You are right that Obama has run a pretty good campaign--one that defies his "inexperience." But the claims of his "inexperience" stem from his thin political resume, not his actual political/campaigning skills. So I'm not sure if they cancel each other out. To be sure, he has run a brilliant campaign and took advantage of the fact that he invested in the later states while Clinton was focused entirely on the early ones. Because she didn't blow him out in Iowa and SC, Obama lived to fight another day and in states that he was ready to compete in. His campaign strategy alone has made it much more difficult for Republicans running for the House and Senate because of the increased Democratic voter registration and grassroots organization in these often forgotten states.



Yes, a lot of younger voters do use only cell phones. But younger voters historically haven't turned out much in presidential elections either. They are turning out for Obama now, so maybe 2008 will be the year this point about cell phones is true.



You are right. Gay marriage is what killed the Democrats in Ohio in 2004. But I don't think it will be as effective this time because most of these ballot initiatives have already passed. And if the GOP is looking for another group to vilify, that will run counter to Obama's message of "unity." The GOP base is not enthused about McCain and James Dobson still isn't on board. I think the main issues the GOP have left are "surrender in Iraq" and Jeremiah Wright. The Wright issue is the one I can't really put my finger on yet...

McCain has more of a libertarian view concerning gay marriage. And remember, Arizona was the first state to actually defeat the constitutional ban initiative on gay marriage. If McCain were to pander to the religious right in this regard, I wonder if the fiercely independent voters of Arizona would turn on him?

DB said...

"Clinton's coattails were not long enough to bring Al Gore to the White House in 2000."

It is easy to remember how Perot "paved the way" for a Clinton Whitehouse, but in 2000 there was the Nader variable that had more to do with Gore's loss than Clinton's short coattails. That statement underestimate's the Clinton machine. A third party was just as responsible for the 2000 election as it was in the 1992 election. Mentioning one without the other neglects the power of the alternative, which in the past has been strong enough to matter.

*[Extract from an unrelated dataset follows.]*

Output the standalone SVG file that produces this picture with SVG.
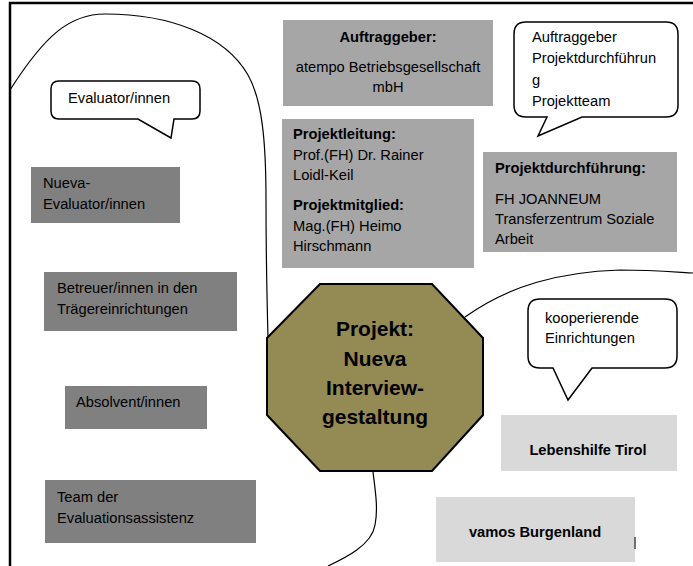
<svg xmlns="http://www.w3.org/2000/svg" width="693" height="566" viewBox="0 0 693 566">
<style>
text{font-family:"Liberation Sans",Arial,sans-serif;font-size:14.7px;fill:#000}
.b{font-weight:bold}
.c{text-anchor:middle}
.dk{fill:#808080}
.md{fill:#A6A6A6}
.lt{fill:#D9D9D9}
.bub{fill:#fff;stroke:#000;stroke-width:1.5}
.cv{fill:none;stroke:#000;stroke-width:1.2}
</style>
<rect width="693" height="566" fill="#fff"/>
<g id="frame" fill="none" stroke="#000" stroke-width="2.5">
<path d="M10,566 V3 H693"/>
</g>
<g id="connectors">
<path class="cv" d="M10,90 C45,35 70,14 105,14 C170,14 225,35 248,75 C262,100 266,140 266,200 C266,260 267,300 268,338"/>
<path class="cv" d="M373,472 C376,495 378,510 375,525 C372,545 345,558 328,566"/>
<path class="cv" d="M465,317 C510,285 560,272 620,270 C650,270 675,272 693,273"/>
</g>
<g id="bubble-evaluator">
<path class="bub" d="M59,81 H192 Q200,81 200,89 V111 Q200,119 192,119 H174 L171,138 L138,119 H59 Q51,119 51,111 V89 Q51,81 59,81 Z"/>
<text x="68" y="103">Evaluator/innen</text>
</g>
<g id="nueva-evaluator">
<rect class="dk" x="31" y="167" width="149" height="56"/>
<text x="43" y="188">Nueva-</text>
<text x="43" y="209">Evaluator/innen</text>
</g>
<g id="betreuer">
<rect class="dk" x="44" y="272" width="193" height="59"/>
<text x="57" y="293">Betreuer/innen in den</text>
<text x="57" y="314">Trägereinrichtungen</text>
</g>
<g id="absolvent">
<rect class="dk" x="65" y="386" width="142" height="43"/>
<text x="76" y="407">Absolvent/innen</text>
</g>
<g id="team">
<rect class="dk" x="45" y="480" width="211" height="63"/>
<text x="57" y="502">Team der</text>
<text x="57" y="523">Evaluationsassistenz</text>
</g>
<g id="auftraggeber">
<rect class="md" x="283" y="20" width="210" height="86"/>
<text class="b c" x="388" y="42">Auftraggeber:</text>
<text class="c" x="388" y="72">atempo Betriebsgesellschaft</text>
<text class="c" x="388" y="92">mbH</text>
</g>
<g id="projektleitung">
<rect class="md" x="282" y="119" width="192" height="149"/>
<text class="b" x="293" y="139">Projektleitung:</text>
<text x="293" y="160">Prof.(FH) Dr. Rainer</text>
<text x="293" y="180">Loidl-Keil</text>
<text class="b" x="293" y="210">Projektmitglied:</text>
<text x="293" y="231">Mag.(FH) Heimo</text>
<text x="293" y="251">Hirschmann</text>
</g>
<g id="bubble-team">
<path class="bub" d="M526,22 H666 Q678,22 678,34 V105 Q678,117 666,117 H582 L538,136 L547,117 H526 Q514,117 514,105 V34 Q514,22 526,22 Z"/>
<text x="532" y="42">Auftraggeber</text>
<text x="532" y="63">Projektdurchführun</text>
<text x="532" y="85">g</text>
<text x="532" y="106">Projektteam</text>
</g>
<g id="projektdurchfuehrung">
<rect class="md" x="483" y="152" width="194" height="100"/>
<text class="b" x="495" y="173">Projektdurchführung:</text>
<text x="495" y="204">FH JOANNEUM</text>
<text x="495" y="224">Transferzentrum Soziale</text>
<text x="495" y="244">Arbeit</text>
</g>
<g id="projekt">
<polygon points="320,284 432,284 483,338 483,415 432,471 320,471 267,415 267,338" fill="#948A54" stroke="#000" stroke-width="2"/>
<text class="b c" x="375" y="336" style="font-size:21px">Projekt:</text>
<text class="b c" x="375" y="366" style="font-size:21px">Nueva</text>
<text class="b c" x="375" y="395" style="font-size:21px">Interview-</text>
<text class="b c" x="375" y="424" style="font-size:21px">gestaltung</text>
</g>
<g id="bubble-kooperierende">
<path class="bub" d="M540,299 H665 Q677,299 677,311 V356 Q677,368 665,368 H592 L568,400 L553,368 H540 Q528,368 528,356 V311 Q528,299 540,299 Z"/>
<text x="545" y="323">kooperierende</text>
<text x="545" y="343">Einrichtungen</text>
</g>
<g id="lebenshilfe">
<rect class="lt" x="501" y="415" width="176" height="56"/>
<text class="b c" x="588" y="455">Lebenshilfe Tirol</text>
</g>
<g id="vamos">
<rect class="lt" x="436" y="497" width="199" height="65"/>
<text class="b c" x="535" y="537">vamos Burgenland</text>
<line x1="635" y1="537" x2="635" y2="549" stroke="#444" stroke-width="1.5"/>
</g>
</svg>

But the conclusion is the same, the Clinton machine has not stood up to the hype of the past and is now running on fumes (which doesn't say much for Obama who is struggling to beat her still).

Nikki said...

Anthony, my reference of blame was regarding the perception of Congress not getting anything done, it is also blamed on the President. I also think it is arrogant to say that most Americans think they can out-think the current President. It is an argument that in my mind is pretty easy to do sitting where we sit. On the couch. Call me a Bush apologist, but keep in mind most people "monday morning quarterback" the President. I don't think we should go easy on him, I do think we should be accurate. :)N

Freadom said...

Great post. As history has shown, we really can't rely on national polling to help us decide who will be the next president. If we did that, we definitely would not have predicted that McCain would be the eventual republican nominee, it would be Guliani. On the Democratic side we'd have Hillary Clinton. The same was true of Howard Dean in 2004. Instead of having national popularity polls, I think the media should focus more on state by state polls, which are better indicators of who will be the next president.